Justices took the arguments under consideration. It's unclear when they will issue a ruling.
Land Commissioner Jerry Patterson, backed by outraged advocacy groups and some municipalities, filed a motion for a rehearing. Patterson said the public easement, or the public's right to access certain property, moves with the water instead of staying static.
"Severance argues that it is defined by a specific geographic plot," he said after the hearing. "But that defies imagination."
Patterson and other supporters of public access emphasized that the dynamics of a beach dictate that it moves — and so should the line of public access.
"What we've got is activist judges trying to create a new law that is contrary to the laws of nature," said Ellis Pickett, spokesman for the Texas Upper Coast Chapter of the Surfrider Foundation . "A beach is going to be as wide as the waves and wind and sand require it."
During the hearing, Breemer argued that the public easement can migrate gradually but not jump to a place where public use has never existed before.
"The state cannot say there is use of the beach where there has never been use before. That's a different creature," Breemer said. "You can't move the easement from point A to point C. The Open Beaches Act wasn't meant to say that."

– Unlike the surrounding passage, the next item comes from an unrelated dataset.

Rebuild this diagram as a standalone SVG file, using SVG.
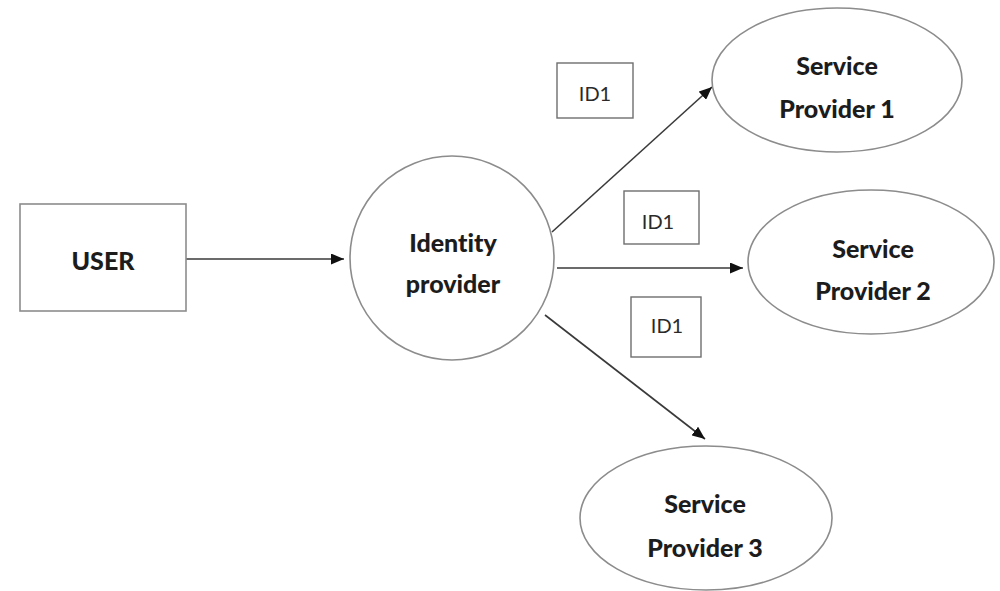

Geyser, whose office represents the state before the Supreme Court, argued that the court would be "pulling the rug from under dry beach access" by upholding its November decision.
"Severance continues to fight for a right she never had, leading the court to eviscerate a fundamental public right," he said.
Patterson, who was present at the hearing, said he was satisfied that the court re-heard arguments and seemed to be more knowledgeable than before.
But public access advocates are still convinced that if the court doesn't change its ruling, the public's right to beaches will be gutted.
"If the court continues to rule in this direction, it will be the end of public beaches in Texas," Pickett said. "They are taking the beaches away from the people."